• _Data provided_:
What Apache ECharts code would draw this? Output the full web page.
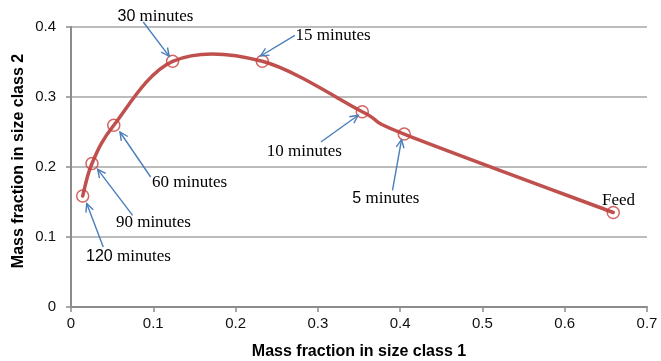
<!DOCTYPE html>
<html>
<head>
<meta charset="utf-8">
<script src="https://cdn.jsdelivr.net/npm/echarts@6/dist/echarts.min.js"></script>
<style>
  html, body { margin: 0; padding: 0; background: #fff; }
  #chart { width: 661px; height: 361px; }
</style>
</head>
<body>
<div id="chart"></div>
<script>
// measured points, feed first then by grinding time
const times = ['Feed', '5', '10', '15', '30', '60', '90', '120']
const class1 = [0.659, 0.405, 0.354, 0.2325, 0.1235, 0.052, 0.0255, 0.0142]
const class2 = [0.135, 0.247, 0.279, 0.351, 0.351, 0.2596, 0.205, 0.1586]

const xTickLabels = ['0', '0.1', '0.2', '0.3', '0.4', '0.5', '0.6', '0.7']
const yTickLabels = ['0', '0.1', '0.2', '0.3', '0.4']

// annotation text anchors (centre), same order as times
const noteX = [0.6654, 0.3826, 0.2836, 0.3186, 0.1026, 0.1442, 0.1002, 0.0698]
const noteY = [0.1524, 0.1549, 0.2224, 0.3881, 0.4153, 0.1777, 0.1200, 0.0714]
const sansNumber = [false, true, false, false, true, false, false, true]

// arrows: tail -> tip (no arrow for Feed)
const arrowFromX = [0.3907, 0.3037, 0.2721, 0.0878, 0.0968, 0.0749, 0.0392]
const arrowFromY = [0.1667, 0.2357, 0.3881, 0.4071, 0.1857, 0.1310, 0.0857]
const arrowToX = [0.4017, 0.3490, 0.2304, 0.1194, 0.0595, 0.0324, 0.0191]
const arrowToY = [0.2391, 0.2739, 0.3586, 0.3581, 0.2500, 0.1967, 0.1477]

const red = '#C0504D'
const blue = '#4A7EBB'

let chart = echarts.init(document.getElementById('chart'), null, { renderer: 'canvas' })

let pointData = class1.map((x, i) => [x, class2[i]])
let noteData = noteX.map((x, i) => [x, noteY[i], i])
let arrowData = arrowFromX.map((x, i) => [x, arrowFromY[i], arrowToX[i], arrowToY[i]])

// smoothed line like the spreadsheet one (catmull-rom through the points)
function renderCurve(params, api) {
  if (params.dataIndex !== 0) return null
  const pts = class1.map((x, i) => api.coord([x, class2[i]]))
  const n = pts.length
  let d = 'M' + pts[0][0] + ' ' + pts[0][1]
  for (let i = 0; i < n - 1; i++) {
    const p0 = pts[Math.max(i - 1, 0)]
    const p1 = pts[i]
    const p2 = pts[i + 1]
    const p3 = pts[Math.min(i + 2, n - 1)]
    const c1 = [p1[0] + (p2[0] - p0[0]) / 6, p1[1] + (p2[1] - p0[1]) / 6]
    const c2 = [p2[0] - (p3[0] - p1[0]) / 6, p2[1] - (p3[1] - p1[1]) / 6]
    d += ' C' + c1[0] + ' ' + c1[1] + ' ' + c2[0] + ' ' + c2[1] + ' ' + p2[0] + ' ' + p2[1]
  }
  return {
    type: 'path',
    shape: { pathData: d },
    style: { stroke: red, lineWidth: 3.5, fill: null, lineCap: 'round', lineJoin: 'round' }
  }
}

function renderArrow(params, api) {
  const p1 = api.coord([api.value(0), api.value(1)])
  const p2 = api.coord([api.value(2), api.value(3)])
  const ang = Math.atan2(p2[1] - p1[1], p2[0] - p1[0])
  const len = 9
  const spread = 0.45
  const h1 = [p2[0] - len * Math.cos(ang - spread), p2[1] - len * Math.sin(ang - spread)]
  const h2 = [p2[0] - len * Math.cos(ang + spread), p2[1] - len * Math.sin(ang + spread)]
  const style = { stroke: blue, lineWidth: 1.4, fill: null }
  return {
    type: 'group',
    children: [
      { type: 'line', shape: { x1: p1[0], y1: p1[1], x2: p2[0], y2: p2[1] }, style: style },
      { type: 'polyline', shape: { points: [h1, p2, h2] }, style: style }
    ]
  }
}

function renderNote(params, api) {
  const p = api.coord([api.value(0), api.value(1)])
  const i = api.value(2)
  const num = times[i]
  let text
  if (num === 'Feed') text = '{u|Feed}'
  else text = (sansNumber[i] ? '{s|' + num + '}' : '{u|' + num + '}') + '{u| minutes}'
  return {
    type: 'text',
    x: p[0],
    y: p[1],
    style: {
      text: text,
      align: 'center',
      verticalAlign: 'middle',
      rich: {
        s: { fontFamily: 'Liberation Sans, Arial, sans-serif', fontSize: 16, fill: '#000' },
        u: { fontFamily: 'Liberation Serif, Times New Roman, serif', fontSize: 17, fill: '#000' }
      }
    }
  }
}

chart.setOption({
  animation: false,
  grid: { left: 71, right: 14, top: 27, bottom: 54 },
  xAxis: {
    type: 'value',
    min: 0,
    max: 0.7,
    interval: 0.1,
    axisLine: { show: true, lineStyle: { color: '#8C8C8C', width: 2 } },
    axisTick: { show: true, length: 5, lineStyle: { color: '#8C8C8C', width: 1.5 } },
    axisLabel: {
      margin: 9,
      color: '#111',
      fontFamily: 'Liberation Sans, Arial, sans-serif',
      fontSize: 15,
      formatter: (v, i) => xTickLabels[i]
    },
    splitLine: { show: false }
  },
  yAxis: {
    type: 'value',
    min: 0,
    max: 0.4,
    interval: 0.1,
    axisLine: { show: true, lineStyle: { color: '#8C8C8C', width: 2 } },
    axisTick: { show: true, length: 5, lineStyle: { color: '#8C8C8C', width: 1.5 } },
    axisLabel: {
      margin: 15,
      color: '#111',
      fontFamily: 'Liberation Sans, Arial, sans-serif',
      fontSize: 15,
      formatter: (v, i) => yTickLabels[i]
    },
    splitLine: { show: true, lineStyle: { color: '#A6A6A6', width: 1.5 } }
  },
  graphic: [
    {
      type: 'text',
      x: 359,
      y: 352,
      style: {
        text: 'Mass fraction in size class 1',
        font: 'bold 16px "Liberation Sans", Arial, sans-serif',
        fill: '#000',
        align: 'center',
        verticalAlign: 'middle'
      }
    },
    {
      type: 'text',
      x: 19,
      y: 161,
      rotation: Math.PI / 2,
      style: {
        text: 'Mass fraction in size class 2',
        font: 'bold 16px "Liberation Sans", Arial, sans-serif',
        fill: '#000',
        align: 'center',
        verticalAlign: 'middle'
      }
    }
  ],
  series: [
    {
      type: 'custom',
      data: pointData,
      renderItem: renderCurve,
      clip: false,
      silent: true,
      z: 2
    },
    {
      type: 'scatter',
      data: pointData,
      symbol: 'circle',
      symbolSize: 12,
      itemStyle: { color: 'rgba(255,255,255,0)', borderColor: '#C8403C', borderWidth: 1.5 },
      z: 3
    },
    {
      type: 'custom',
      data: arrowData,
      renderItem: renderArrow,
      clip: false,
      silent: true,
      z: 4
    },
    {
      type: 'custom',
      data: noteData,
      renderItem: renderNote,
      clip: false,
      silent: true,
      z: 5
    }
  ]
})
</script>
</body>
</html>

• _Exercise description_: Omit the pictures, and quote the material above exactly as given.

• _Final result_:
What Apache ECharts code would draw this? Output the full web page.
<!DOCTYPE html>
<html>
<head>
<meta charset="utf-8">
<script src="https://cdn.jsdelivr.net/npm/echarts@6/dist/echarts.min.js"></script>
<style>
  html, body { margin: 0; padding: 0; background: #fff; }
  #chart { width: 661px; height: 361px; }
</style>
</head>
<body>
<div id="chart"></div>
<script>
// measured points, feed first then by grinding time
const times = ['Feed', '5', '10', '15', '30', '60', '90', '120']
const class1 = [0.659, 0.405, 0.354, 0.2325, 0.1235, 0.052, 0.0255, 0.0142]
const class2 = [0.135, 0.247, 0.279, 0.351, 0.351, 0.2596, 0.205, 0.1586]

const xTickLabels = ['0', '0.1', '0.2', '0.3', '0.4', '0.5', '0.6', '0.7']
const yTickLabels = ['0', '0.1', '0.2', '0.3', '0.4']

// annotation text anchors (centre), same order as times
const noteX = [0.6654, 0.3826, 0.2836, 0.3186, 0.1026, 0.1442, 0.1002, 0.0698]
const noteY = [0.1524, 0.1549, 0.2224, 0.3881, 0.4153, 0.1777, 0.1200, 0.0714]
const sansNumber = [false, true, false, false, true, false, false, true]

// arrows: tail -> tip (no arrow for Feed)
const arrowFromX = [0.3907, 0.3037, 0.2721, 0.0878, 0.0968, 0.0749, 0.0392]
const arrowFromY = [0.1667, 0.2357, 0.3881, 0.4071, 0.1857, 0.1310, 0.0857]
const arrowToX = [0.4017, 0.3490, 0.2304, 0.1194, 0.0595, 0.0324, 0.0191]
const arrowToY = [0.2391, 0.2739, 0.3586, 0.3581, 0.2500, 0.1967, 0.1477]

const red = '#C0504D'
const blue = '#4A7EBB'

let chart = echarts.init(document.getElementById('chart'), null, { renderer: 'canvas' })

let pointData = class1.map((x, i) => [x, class2[i]])
let noteData = noteX.map((x, i) => [x, noteY[i], i])
let arrowData = arrowFromX.map((x, i) => [x, arrowFromY[i], arrowToX[i], arrowToY[i]])

// smoothed line like the spreadsheet one (catmull-rom through the points)
function renderCurve(params, api) {
  if (params.dataIndex !== 0) return null
  const pts = class1.map((x, i) => api.coord([x, class2[i]]))
  const n = pts.length
  let d = 'M' + pts[0][0] + ' ' + pts[0][1]
  for (let i = 0; i < n - 1; i++) {
    const p0 = pts[Math.max(i - 1, 0)]
    const p1 = pts[i]
    const p2 = pts[i + 1]
    const p3 = pts[Math.min(i + 2, n - 1)]
    const c1 = [p1[0] + (p2[0] - p0[0]) / 6, p1[1] + (p2[1] - p0[1]) / 6]
    const c2 = [p2[0] - (p3[0] - p1[0]) / 6, p2[1] - (p3[1] - p1[1]) / 6]
    d += ' C' + c1[0] + ' ' + c1[1] + ' ' + c2[0] + ' ' + c2[1] + ' ' + p2[0] + ' ' + p2[1]
  }
  return {
    type: 'path',
    shape: { pathData: d },
    style: { stroke: red, lineWidth: 3.5, fill: null, lineCap: 'round', lineJoin: 'round' }
  }
}

function renderArrow(params, api) {
  const p1 = api.coord([api.value(0), api.value(1)])
  const p2 = api.coord([api.value(2), api.value(3)])
  const ang = Math.atan2(p2[1] - p1[1], p2[0] - p1[0])
  const len = 9
  const spread = 0.45
  const h1 = [p2[0] - len * Math.cos(ang - spread), p2[1] - len * Math.sin(ang - spread)]
  const h2 = [p2[0] - len * Math.cos(ang + spread), p2[1] - len * Math.sin(ang + spread)]
  const style = { stroke: blue, lineWidth: 1.4, fill: null }
  return {
    type: 'group',
    children: [
      { type: 'line', shape: { x1: p1[0], y1: p1[1], x2: p2[0], y2: p2[1] }, style: style },
      { type: 'polyline', shape: { points: [h1, p2, h2] }, style: style }
    ]
  }
}

function renderNote(params, api) {
  const p = api.coord([api.value(0), api.value(1)])
  const i = api.value(2)
  const num = times[i]
  let text
  if (num === 'Feed') text = '{u|Feed}'
  else text = (sansNumber[i] ? '{s|' + num + '}' : '{u|' + num + '}') + '{u| minutes}'
  return {
    type: 'text',
    x: p[0],
    y: p[1],
    style: {
      text: text,
      align: 'center',
      verticalAlign: 'middle',
      rich: {
        s: { fontFamily: 'Liberation Sans, Arial, sans-serif', fontSize: 16, fill: '#000' },
        u: { fontFamily: 'Liberation Serif, Times New Roman, serif', fontSize: 17, fill: '#000' }
      }
    }
  }
}

chart.setOption({
  animation: false,
  grid: { left: 71, right: 14, top: 27, bottom: 54 },
  xAxis: {
    type: 'value',
    min: 0,
    max: 0.7,
    interval: 0.1,
    axisLine: { show: true, lineStyle: { color: '#8C8C8C', width: 2 } },
    axisTick: { show: true, length: 5, lineStyle: { color: '#8C8C8C', width: 1.5 } },
    axisLabel: {
      margin: 9,
      color: '#111',
      fontFamily: 'Liberation Sans, Arial, sans-serif',
      fontSize: 15,
      formatter: (v, i) => xTickLabels[i]
    },
    splitLine: { show: false }
  },
  yAxis: {
    type: 'value',
    min: 0,
    max: 0.4,
    interval: 0.1,
    axisLine: { show: true, lineStyle: { color: '#8C8C8C', width: 2 } },
    axisTick: { show: true, length: 5, lineStyle: { color: '#8C8C8C', width: 1.5 } },
    axisLabel: {
      margin: 15,
      color: '#111',
      fontFamily: 'Liberation Sans, Arial, sans-serif',
      fontSize: 15,
      formatter: (v, i) => yTickLabels[i]
    },
    splitLine: { show: true, lineStyle: { color: '#A6A6A6', width: 1.5 } }
  },
  graphic: [
    {
      type: 'text',
      x: 359,
      y: 352,
      style: {
        text: 'Mass fraction in size class 1',
        font: 'bold 16px "Liberation Sans", Arial, sans-serif',
        fill: '#000',
        align: 'center',
        verticalAlign: 'middle'
      }
    },
    {
      type: 'text',
      x: 19,
      y: 161,
      rotation: Math.PI / 2,
      style: {
        text: 'Mass fraction in size class 2',
        font: 'bold 16px "Liberation Sans", Arial, sans-serif',
        fill: '#000',
        align: 'center',
        verticalAlign: 'middle'
      }
    }
  ],
  series: [
    {
      type: 'custom',
      data: pointData,
      renderItem: renderCurve,
      clip: false,
      silent: true,
      z: 2
    },
    {
      type: 'scatter',
      data: pointData,
      symbol: 'circle',
      symbolSize: 12,
      itemStyle: { color: 'rgba(255,255,255,0)', borderColor: '#C8403C', borderWidth: 1.5 },
      z: 3
    },
    {
      type: 'custom',
      data: arrowData,
      renderItem: renderArrow,
      clip: false,
      silent: true,
      z: 4
    },
    {
      type: 'custom',
      data: noteData,
      renderItem: renderNote,
      clip: false,
      silent: true,
      z: 5
    }
  ]
})
</script>
</body>
</html>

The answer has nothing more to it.